Pope reflects on Transfiguration, summer vacation at Angelus

(Vatican Radio) Pope Francis focused his Angelus reflection on the feast of the Transfiguration of the Lord, which is celebrated each year on 6 August. “The event of the Transfiguration of the Lord,” he said, “offers us a message of hope: it invites us to encounter Jesus, to be at the service of our brothers.”

The disciples’ journey to Mount Tabor, he continued, helps us “to reflect on the importance of detaching ourselves from worldly things, in order to complete our journey to the heights and to contemplate Jesus.” This involves conforming ourselves to Christ’s attitude of “attentive listening and prayer,” which allows us to welcome the Word of God into our lives. Summer time, the Pope said, can be a providential moment to grow in our commitment to seek after and encounter the Lord. “In this period, students are free from their scholastic commitments, and many families take their vacations; it is important that in the period of rest and of detachment from daily occupations, the strength of the body and of the spirit can be restored, deepening the spiritual journey.”

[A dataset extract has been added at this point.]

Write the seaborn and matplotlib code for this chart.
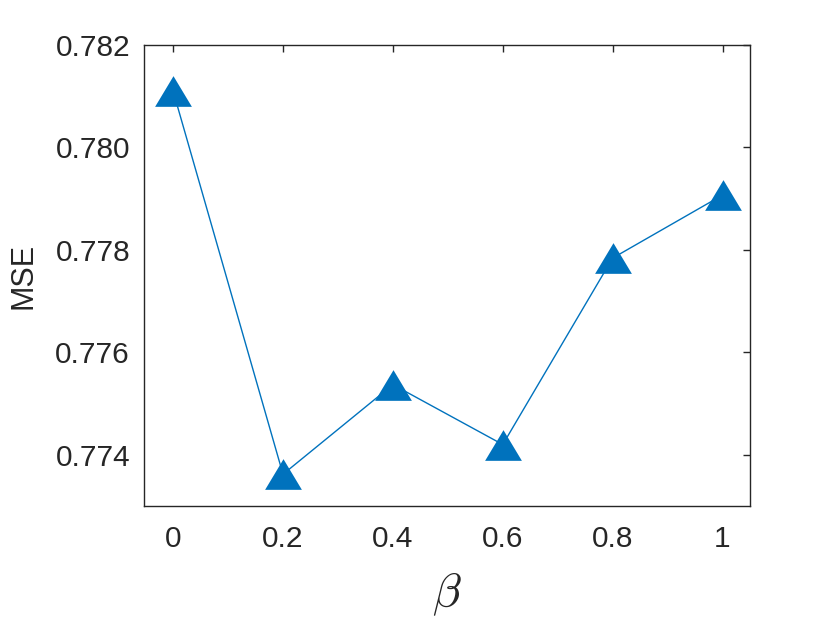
import matplotlib
matplotlib.use("Agg")
import matplotlib.pyplot as plt
import seaborn as sns
import pandas as pd

beta = [0.0, 0.2, 0.4, 0.6, 0.8, 1.0]
mse = [0.78110, 0.77362, 0.77537, 0.77420, 0.77784, 0.77907]
yticks = [0.774, 0.776, 0.778, 0.780, 0.782]
xticks = [0, 0.2, 0.4, 0.6, 0.8, 1]
xtick_labels = ["0", "0.2", "0.4", "0.6", "0.8", "1"]

sns.set_style("white")
plt.rcParams["font.family"] = ["Liberation Sans", "DejaVu Sans"]
plt.rcParams["mathtext.fontset"] = "cm"

df = pd.DataFrame({"beta": beta, "mse": mse})

fig = plt.figure(figsize=(8.30, 6.21), dpi=100)
ax = fig.add_axes([144/830, 1-506/621, (750-144)/830, (506-45)/621])

tri = [(0, 0.5), (-0.6, -0.5), (0.6, -0.5)]
sns.lineplot(data=df, x="beta", y="mse", ax=ax, color="#0072BD", lw=1.0,
             marker=tri, markersize=26.5, markeredgewidth=0,
             markerfacecolor="#0072BD")

ax.set_xlim(-0.053, 1.05)
ax.set_ylim(0.773, 0.782)
ax.set_xticks(xticks)
ax.set_xticklabels(xtick_labels)
ax.set_yticks(yticks)
ax.set_yticklabels([f"{v:.3f}" for v in yticks])

ax.tick_params(axis="both", direction="in", length=5, width=1, color="#262626",
               labelsize=21.5, labelcolor="#262626", top=True, right=True)
ax.tick_params(axis="x", pad=14)
ax.tick_params(axis="y", pad=10)
for s in ax.spines.values():
    s.set_color("#262626")
    s.set_linewidth(1.0)
    s.set_visible(True)

ax.set_xlabel(r"$\beta$", fontsize=34, color="#262626", labelpad=12)
ax.set_ylabel("MSE", fontsize=22, color="#262626", labelpad=12)

fig.savefig("out.png", dpi=100)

These spiritual heights, though, are not an end in themselves. Following the experience of the Transfiguration, the disciples came down from the mountain with “eyes and hearts transfigured by the experience of the Lord.” Pope Francis said that we too can “come down from the mountain, recharged by the power of the divine Spirit, to decide on new steps of authentic conversion, and to constantly bear witness to charity as the law of daily life.” This transfiguration will allow us to be “signs of the life-giving love of God” for all, especially those who suffer.

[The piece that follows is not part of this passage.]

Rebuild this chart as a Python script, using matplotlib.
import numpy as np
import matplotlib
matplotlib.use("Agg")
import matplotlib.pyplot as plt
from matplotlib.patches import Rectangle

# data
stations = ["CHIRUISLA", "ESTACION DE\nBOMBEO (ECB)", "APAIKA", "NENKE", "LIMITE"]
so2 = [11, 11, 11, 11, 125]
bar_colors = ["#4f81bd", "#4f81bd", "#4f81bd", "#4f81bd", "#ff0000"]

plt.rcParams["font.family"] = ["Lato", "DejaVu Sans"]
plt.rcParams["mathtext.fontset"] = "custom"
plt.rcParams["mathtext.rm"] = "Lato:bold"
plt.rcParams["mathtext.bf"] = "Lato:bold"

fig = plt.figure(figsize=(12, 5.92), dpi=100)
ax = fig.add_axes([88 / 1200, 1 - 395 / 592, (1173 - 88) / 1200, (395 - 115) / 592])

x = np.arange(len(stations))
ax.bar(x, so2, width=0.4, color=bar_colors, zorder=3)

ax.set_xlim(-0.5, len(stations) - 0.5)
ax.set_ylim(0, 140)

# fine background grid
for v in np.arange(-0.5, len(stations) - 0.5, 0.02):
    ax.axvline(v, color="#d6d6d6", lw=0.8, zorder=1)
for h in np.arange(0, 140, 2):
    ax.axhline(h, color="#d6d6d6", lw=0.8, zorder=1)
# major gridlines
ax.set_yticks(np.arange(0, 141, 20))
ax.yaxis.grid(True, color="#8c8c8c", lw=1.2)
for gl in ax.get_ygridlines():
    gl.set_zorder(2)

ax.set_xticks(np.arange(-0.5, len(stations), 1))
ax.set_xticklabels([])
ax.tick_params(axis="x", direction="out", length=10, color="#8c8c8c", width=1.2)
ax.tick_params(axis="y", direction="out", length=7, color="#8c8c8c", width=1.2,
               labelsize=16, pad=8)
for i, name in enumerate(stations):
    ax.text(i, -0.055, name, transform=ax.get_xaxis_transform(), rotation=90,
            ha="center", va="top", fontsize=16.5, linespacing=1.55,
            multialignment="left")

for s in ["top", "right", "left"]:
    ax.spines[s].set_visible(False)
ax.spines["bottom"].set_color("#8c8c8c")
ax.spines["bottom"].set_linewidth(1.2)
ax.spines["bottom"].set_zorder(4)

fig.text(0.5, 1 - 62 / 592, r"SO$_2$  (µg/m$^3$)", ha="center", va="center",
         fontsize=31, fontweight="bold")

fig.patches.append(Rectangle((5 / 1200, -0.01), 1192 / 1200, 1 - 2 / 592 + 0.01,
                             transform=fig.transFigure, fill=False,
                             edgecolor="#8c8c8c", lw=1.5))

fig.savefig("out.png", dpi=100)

In the Transfiguration, the Pope said, we hear the voice of the Father saying, “This is My beloved Son. Listen to Him!” Pope Francis encouraged us to look to Mary, “the Virgin of Listening,” and pray that she might help us “to enter into symphony with the Word of God, that Christ might become the light and the guide of our lives.” He concluded his reflection by entrusting everyone’s vacations to God, and by praying for all those who are unable to take vacations, that summer may be for them, too, a time of relaxation, “gladdened by the presence of friends and joyful moments.”